Facing culture shock whilst studying abroad


How to feel at home when facing culture shock on your year abroad? 

Before you go on your year abroad it is safe to say that you may encounter some form of "culture shock" at some point during your stay. So here I have prepared a small guide on how to navigate culture shock that would've come in handy before I set off to study abroad.


So first of all, what is culture shock?


Culture shock is the process of feeling lost or disorientated in a new environment due to a new way of life or unfamiliar customs.

When you arrive at your new destination abroad you may be thrown off by how different day to day aspects of life are simply by the smallest things. It could literally even come down to how the locals drink their morning coffee.


If you hadn’t anticipated that the culture in the country you are studying in may be foreign to you then you could be in for a surprise when you arrive.


What are the causes of culture shock?


Well…. evidently if both your mind and body perceive its environment as unfamiliar it makes total sense that perhaps you will feel a little confused.

Culture shock may be inevitable but ideally, you will have researched the country you will be studying in before you arrive to make the settling in process easier.

But I mean... even after watching hundreds of vlogs, let’s be real, you may still be shocked by the local culture when you travel abroad because you need to live it to believe it.


When will I be able to call abroad "my home"?


Honestly, you just need time. The settling in process differs from person to person. So don’t compare your situation to anyone else's.

When I said you just need time, I meant it. Once you become familiar with your new surroundings your day to day becomes routine.

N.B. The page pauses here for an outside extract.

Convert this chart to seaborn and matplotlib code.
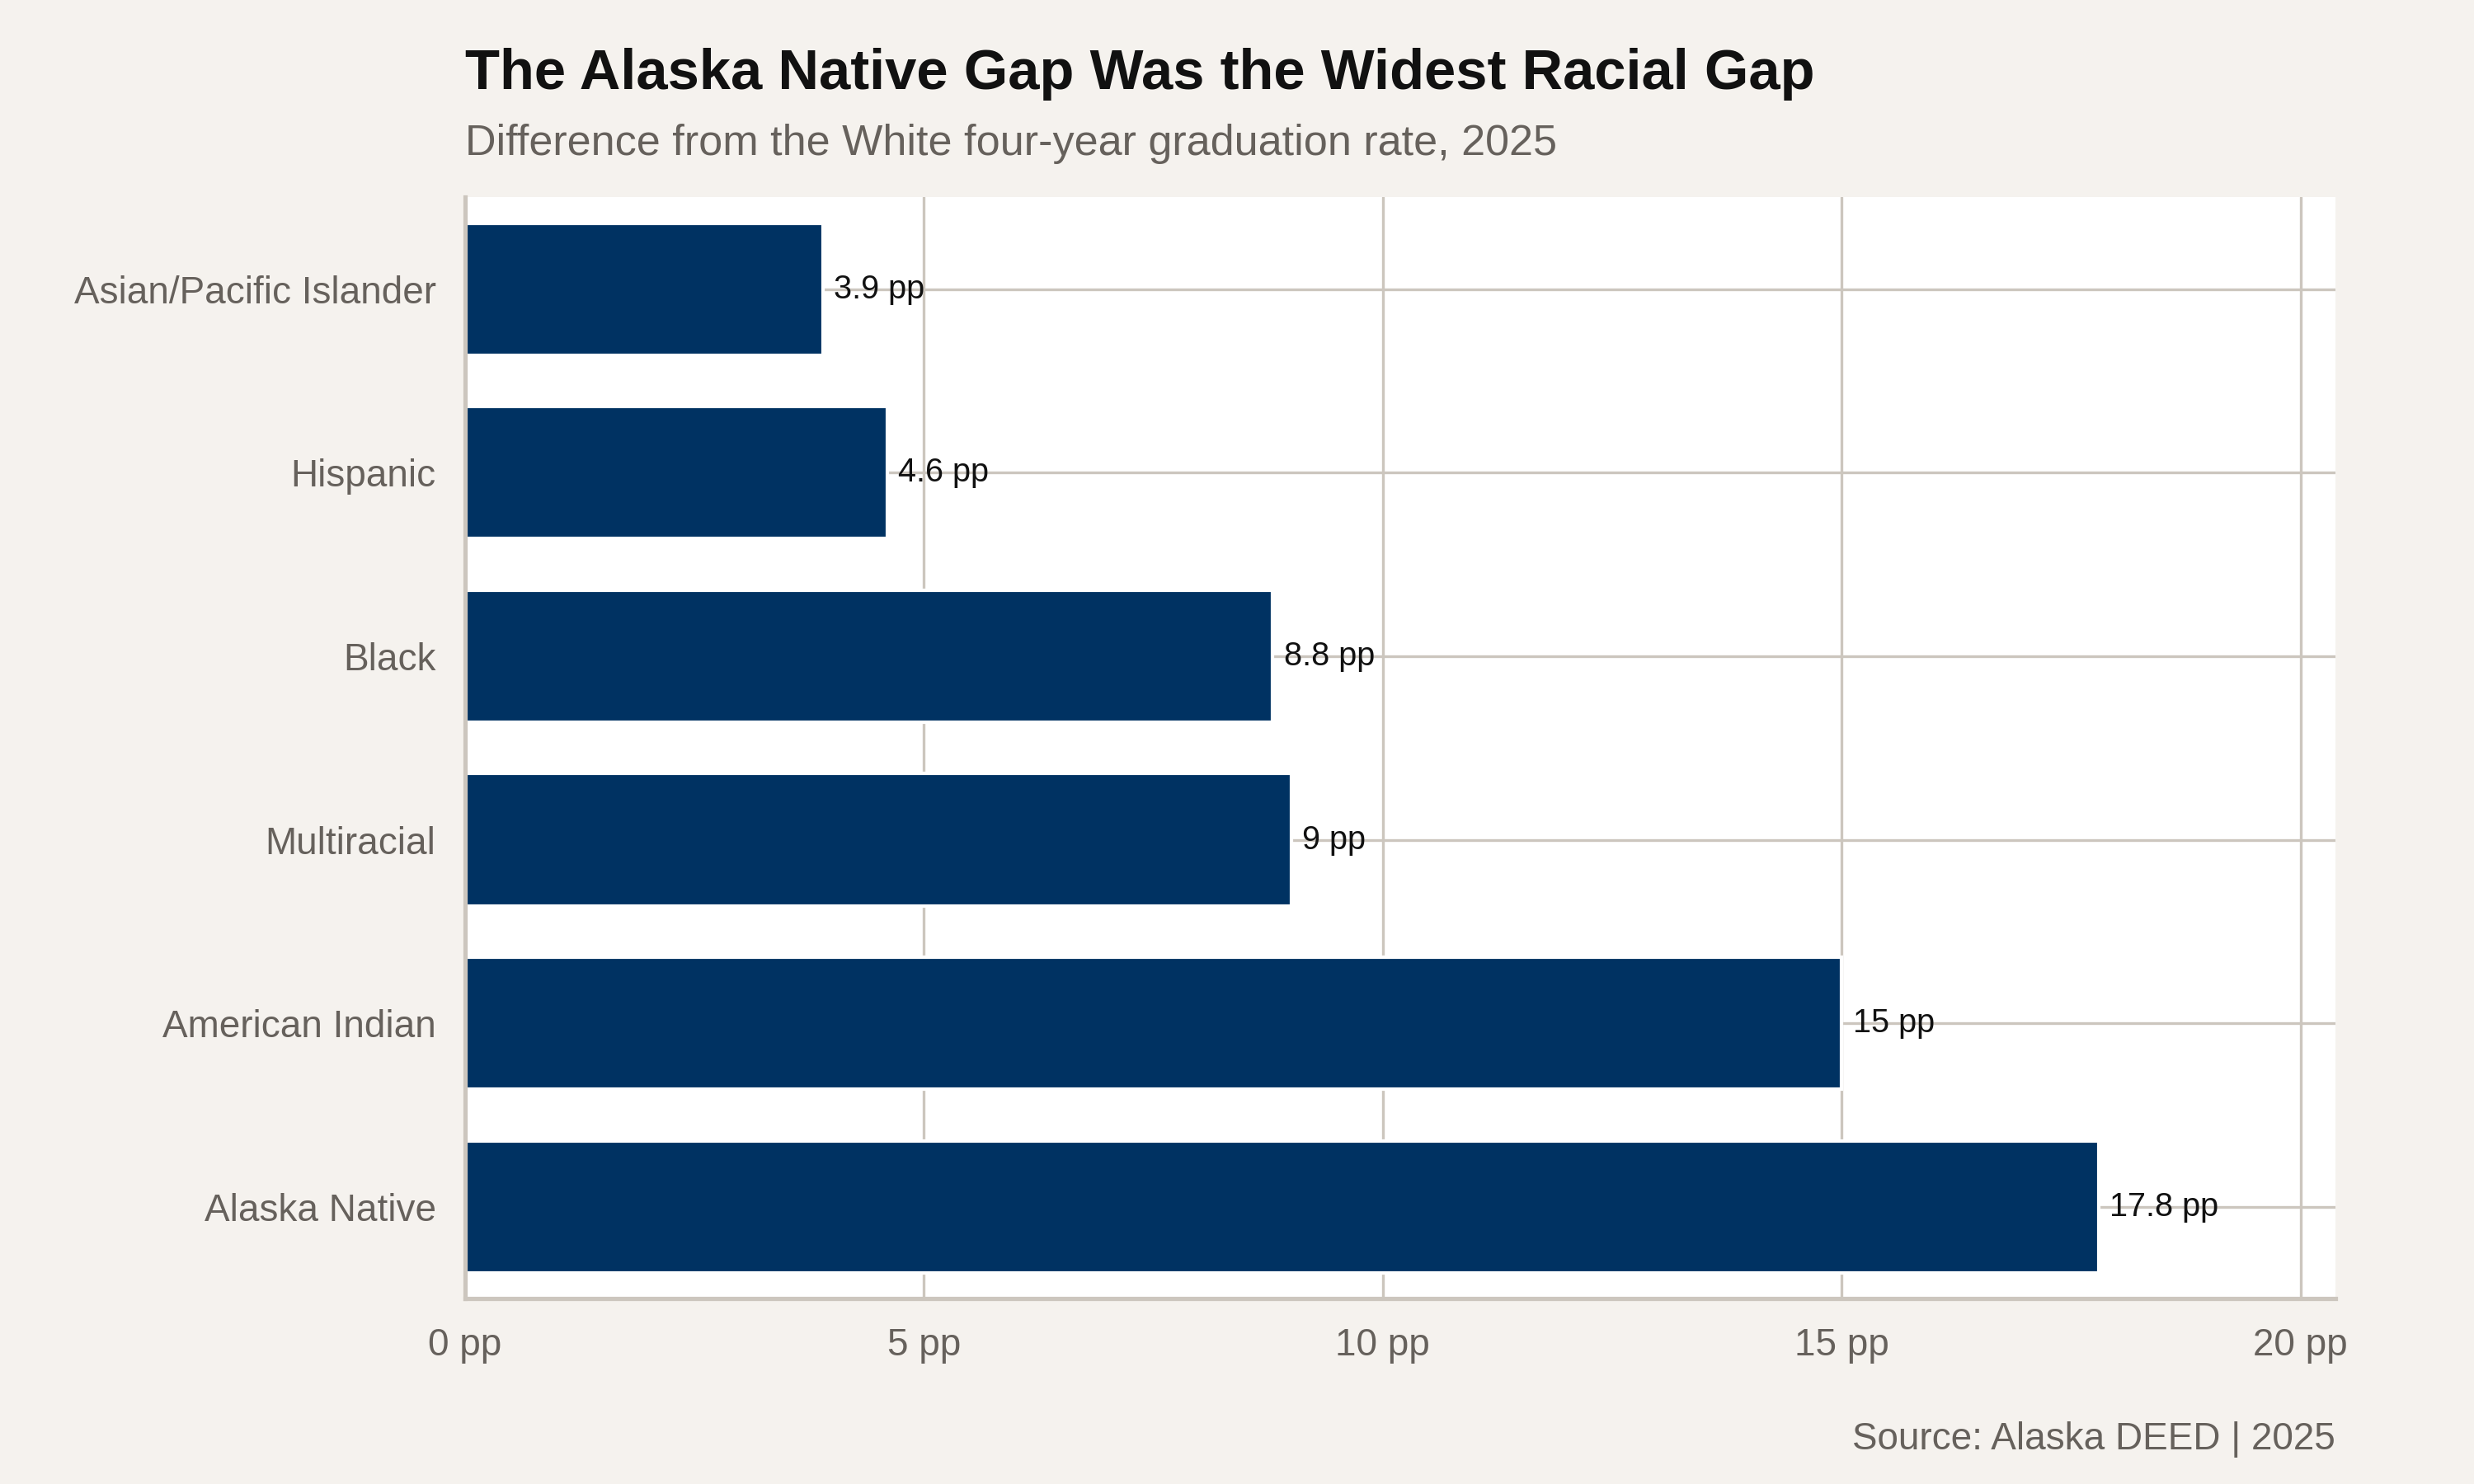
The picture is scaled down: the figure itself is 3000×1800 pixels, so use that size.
import matplotlib
matplotlib.use("Agg")
import matplotlib.pyplot as plt
import seaborn as sns
import pandas as pd

groups = ["Asian/Pacific Islander", "Hispanic", "Black", "Multiracial", "American Indian", "Alaska Native"]
gaps = [3.9, 4.6, 8.8, 9.0, 15.0, 17.8]
labels = ["3.9 pp", "4.6 pp", "8.8 pp", "9 pp", "15 pp", "17.8 pp"]
xticks = [0, 5, 10, 15, 20]

df = pd.DataFrame({"group": groups, "gap": gaps})

sns.set_theme(style="white")
plt.rcParams['font.family'] = ['Liberation Sans', 'DejaVu Sans']

bg = "#F5F2EE"
fig = plt.figure(figsize=(10, 6), dpi=300, facecolor=bg)
ax = fig.add_axes([0.188, 0.125, 0.756, 0.742])
ax.set_facecolor("white")
sns.barplot(data=df, y="group", x="gap", color="#003262", width=0.72, ax=ax, saturation=1)
ax.set_axisbelow(True)
ax.grid(True, axis="both", color="#CCC6BE", linewidth=0.8)
ax.set_xlim(0, 20.38)
ax.set_xticks(xticks)
ax.set_xticklabels([f"{t} pp" for t in xticks])
ax.set_xlabel("")
ax.set_ylabel("")
for s in ["top", "right"]:
    ax.spines[s].set_visible(False)
for s in ["left", "bottom"]:
    ax.spines[s].set_color("#CCC6BE")
ax.tick_params(axis="both", colors="#CCC6BE", labelcolor="#66615C", labelsize=11, length=5, width=0.8)
for i, (v, l) in enumerate(zip(gaps, labels)):
    ax.text(v + 0.12, i, l, va="center", ha="left", fontsize=9.5, color="#111111")

fig.text(0.188, 0.95, "The Alaska Native Gap Was the Widest Racial Gap", fontsize=16.5,
         fontweight="bold", color="#111111", ha="left", va="center")
fig.text(0.188, 0.903, "Difference from the White four-year graduation rate, 2025", fontsize=12.5,
         color="#66615C", ha="left", va="center")
fig.text(0.944, 0.03, "Source: Alaska DEED | 2025", fontsize=11, color="#66615C", ha="right", va="center")

fig.savefig("out.png", dpi=300, facecolor=bg)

You will start to recognise the people you see and the places you visit and you may even become one of those regulars at your local.


Some tips for easing homesickness:


  • Take lots of goodies from your motherland with you because when abroad they may well not have your favourite biscuits or that delicious Tesco mackerel.

  • Get to know the lingo and the greetings beforehand. It avoids the mistake of kissing a stranger on the mouth because you have no clue whether in Spain they greet each other with 2 or 3 kisses on the cheek.

  • Why not take your comforts with you? Those favourite socks, your animal pyjamas or simply your cute family photographs.

Items that you recognise can make an unfamiliar setting feel like home.


Do you have any tips on how to feel at home when facing culture shock on your year abroad?